Paper No. 4
Presentation Time: 8:50 AM

GEOLOGICAL PROCESS RATES ESTIMATED FROM RATES ON OBSERVABLE SCALES OF TIME


GINGERICH, Philip D., Museum of Paleontology and Department of Earth and Environmental Sciences, University of Michigan, Ann Arbor, MI 48109, gingeric@umich.edu

Two studies are essential for understanding rates in geography and geology: (1) Mandelbrot’s 1967 classic on the fractal coastline of Britain; and (2) Sadler’s 1981 classic on sediment accumulation rates. Both demonstrate dependence on scale, whether spatial or temporal. Rates are ratios with real-world dependence on denominators as well as numerators. To be comparable, ratios must be calculated for the same denominator, and rates must be calculated for the same scale. Rates should always be indexed by their scale, which would preclude many alarmist findings when rates are unwittingly compared on different time scales.

A process involves a series of events leading to a result. This has a characteristic time scale, typically short, but not instantaneous. A random walk is a time series generated by a random process involving a spatial or temporal step of some size, and a corresponding random deviation, left or right. The base rate of the random process is the ratio of the deviation to the step. Random walks are informative because they show how rates decline systematically when observed over intervals longer than the step size. They show too, conversely, how rates appear to accelerate when observed over shorter and shorter intervals.

Evolutionary time series are often compared to random walks, but the comparison is appropriate when and only when the base rate of the random process matches the base rate of the process being modeled. The latter is rarely known directly, but must be estimated from multiple observations on longer scales of time. It is always informative to plot rates against their denominators (e.g., log rates versus log intervals).

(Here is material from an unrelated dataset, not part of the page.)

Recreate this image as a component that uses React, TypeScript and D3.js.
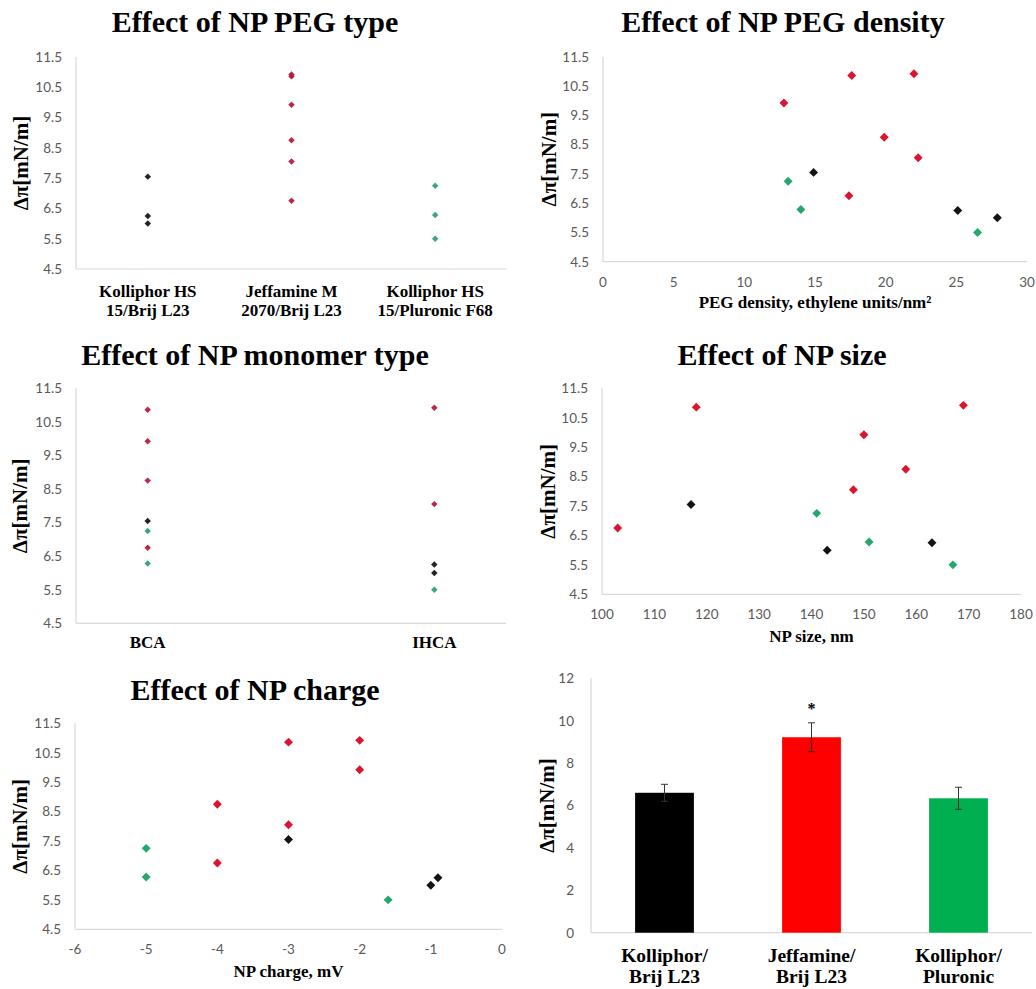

A well-behaved LRI plot means that the base rate of an evolutionary or geological process can be estimated with reasonable precision. As geologists and paleontologists we are accustomed to long intervals and low rates that are observable but rarely representative of the time scales or the base rates of the processes we study. Earth and life processes are dynamic. Models worth exploring are those on the time scale of the process for any process of interest.